* **Goal of the exercise**
Copy out every line containing the word "matplotlib".

## BEGIN Data segment

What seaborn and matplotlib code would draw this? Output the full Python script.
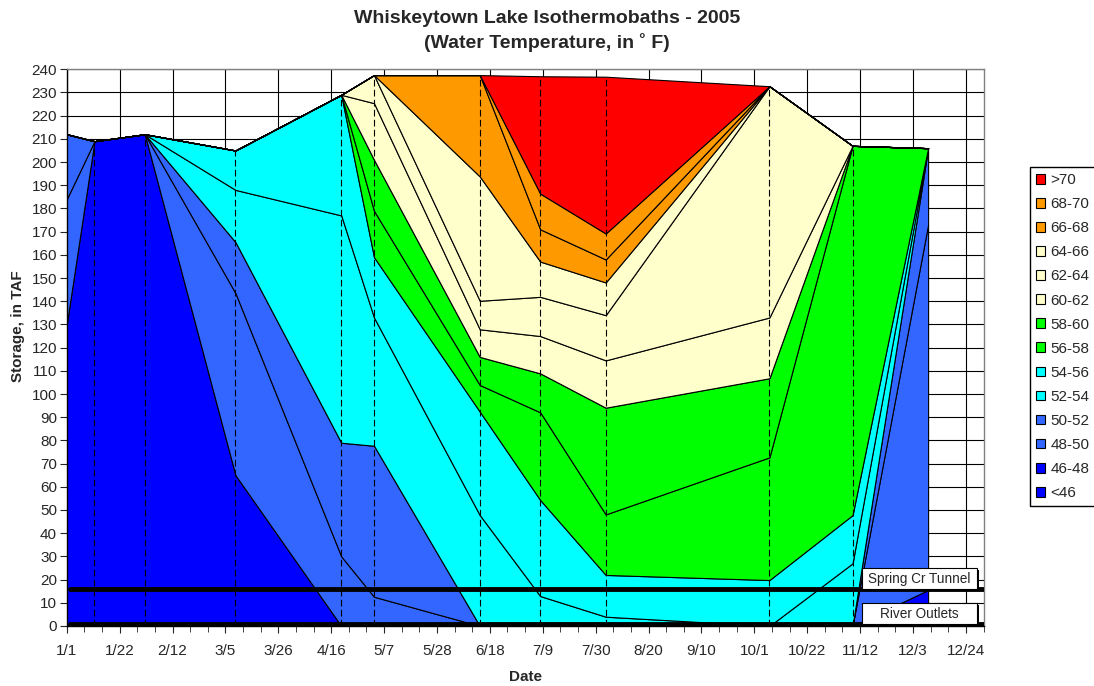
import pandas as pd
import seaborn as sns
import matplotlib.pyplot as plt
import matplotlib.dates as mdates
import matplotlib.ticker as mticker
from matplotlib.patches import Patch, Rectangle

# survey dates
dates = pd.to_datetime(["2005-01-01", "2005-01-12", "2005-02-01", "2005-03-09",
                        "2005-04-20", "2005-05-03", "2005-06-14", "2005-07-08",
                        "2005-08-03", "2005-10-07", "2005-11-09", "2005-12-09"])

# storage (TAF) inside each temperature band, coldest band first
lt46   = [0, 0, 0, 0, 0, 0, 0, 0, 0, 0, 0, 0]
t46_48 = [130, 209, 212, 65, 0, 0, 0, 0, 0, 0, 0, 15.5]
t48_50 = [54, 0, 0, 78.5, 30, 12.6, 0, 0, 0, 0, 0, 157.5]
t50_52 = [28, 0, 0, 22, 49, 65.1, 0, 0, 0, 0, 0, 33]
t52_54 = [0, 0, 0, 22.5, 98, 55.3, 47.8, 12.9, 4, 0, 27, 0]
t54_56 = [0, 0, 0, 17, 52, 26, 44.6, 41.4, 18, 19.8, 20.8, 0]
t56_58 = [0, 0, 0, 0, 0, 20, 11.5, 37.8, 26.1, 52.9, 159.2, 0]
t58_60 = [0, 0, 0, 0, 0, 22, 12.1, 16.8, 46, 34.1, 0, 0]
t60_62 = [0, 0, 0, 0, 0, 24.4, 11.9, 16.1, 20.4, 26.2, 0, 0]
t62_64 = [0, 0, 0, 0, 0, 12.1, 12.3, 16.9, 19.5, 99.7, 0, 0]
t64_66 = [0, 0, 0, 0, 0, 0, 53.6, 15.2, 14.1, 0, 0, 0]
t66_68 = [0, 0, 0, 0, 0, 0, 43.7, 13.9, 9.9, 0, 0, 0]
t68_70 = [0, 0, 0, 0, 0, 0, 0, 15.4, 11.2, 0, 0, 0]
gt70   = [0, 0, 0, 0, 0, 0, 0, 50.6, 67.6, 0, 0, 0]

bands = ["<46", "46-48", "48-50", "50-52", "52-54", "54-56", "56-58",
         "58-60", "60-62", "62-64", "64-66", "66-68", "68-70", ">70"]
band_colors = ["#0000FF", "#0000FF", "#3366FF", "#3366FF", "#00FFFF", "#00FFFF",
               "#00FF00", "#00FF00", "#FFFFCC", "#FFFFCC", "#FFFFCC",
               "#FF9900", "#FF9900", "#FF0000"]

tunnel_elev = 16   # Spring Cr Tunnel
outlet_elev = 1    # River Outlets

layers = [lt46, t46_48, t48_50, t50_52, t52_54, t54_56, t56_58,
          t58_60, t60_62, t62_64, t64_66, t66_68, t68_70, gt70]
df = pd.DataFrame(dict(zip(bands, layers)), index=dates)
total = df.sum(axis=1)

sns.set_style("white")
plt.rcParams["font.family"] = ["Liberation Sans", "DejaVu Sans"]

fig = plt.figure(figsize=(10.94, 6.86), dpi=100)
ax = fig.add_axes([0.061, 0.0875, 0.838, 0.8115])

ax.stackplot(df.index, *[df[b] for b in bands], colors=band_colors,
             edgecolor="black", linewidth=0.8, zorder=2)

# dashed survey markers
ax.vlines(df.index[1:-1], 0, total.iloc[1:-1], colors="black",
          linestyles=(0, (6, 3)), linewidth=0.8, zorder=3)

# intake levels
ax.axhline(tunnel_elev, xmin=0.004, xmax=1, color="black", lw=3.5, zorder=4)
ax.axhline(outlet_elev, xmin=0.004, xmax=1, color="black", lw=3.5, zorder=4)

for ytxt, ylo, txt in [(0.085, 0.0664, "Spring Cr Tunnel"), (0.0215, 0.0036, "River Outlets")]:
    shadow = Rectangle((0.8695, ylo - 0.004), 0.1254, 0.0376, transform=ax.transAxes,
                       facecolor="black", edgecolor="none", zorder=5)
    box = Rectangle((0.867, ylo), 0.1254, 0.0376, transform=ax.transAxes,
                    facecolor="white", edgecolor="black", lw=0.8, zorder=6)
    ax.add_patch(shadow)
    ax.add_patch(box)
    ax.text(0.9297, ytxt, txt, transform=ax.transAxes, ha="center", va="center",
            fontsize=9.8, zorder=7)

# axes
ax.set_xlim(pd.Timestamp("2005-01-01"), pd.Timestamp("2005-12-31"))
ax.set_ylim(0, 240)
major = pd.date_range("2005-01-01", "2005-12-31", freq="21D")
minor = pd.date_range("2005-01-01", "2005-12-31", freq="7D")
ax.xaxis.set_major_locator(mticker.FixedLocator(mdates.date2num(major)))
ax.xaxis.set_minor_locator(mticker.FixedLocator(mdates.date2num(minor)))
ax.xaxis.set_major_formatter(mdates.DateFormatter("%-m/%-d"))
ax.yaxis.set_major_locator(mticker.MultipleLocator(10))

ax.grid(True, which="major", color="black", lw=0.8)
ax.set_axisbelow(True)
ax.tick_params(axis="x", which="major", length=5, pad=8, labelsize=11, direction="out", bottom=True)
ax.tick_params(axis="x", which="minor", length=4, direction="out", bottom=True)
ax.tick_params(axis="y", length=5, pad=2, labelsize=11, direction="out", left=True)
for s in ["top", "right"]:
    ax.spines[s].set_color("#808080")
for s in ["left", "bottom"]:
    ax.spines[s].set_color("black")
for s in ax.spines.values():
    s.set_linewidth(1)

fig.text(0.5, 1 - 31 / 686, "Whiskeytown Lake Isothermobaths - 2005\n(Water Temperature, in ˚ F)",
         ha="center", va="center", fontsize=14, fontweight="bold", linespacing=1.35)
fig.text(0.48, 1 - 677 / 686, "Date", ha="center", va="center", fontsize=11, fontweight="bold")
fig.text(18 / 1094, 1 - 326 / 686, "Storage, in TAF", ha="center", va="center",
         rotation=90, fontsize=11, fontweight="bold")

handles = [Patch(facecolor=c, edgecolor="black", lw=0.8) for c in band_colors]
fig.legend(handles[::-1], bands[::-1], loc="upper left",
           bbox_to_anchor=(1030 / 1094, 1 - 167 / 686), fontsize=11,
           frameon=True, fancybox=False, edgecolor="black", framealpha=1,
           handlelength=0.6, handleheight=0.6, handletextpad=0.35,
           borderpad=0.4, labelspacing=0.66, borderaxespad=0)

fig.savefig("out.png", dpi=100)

## END Data segment

* **Worked solution**
What seaborn and matplotlib code would draw this? Output the full Python script.
import matplotlib.pyplot as plt
import matplotlib.dates as mdates
import matplotlib.ticker as mticker
from matplotlib.patches import Patch, Rectangle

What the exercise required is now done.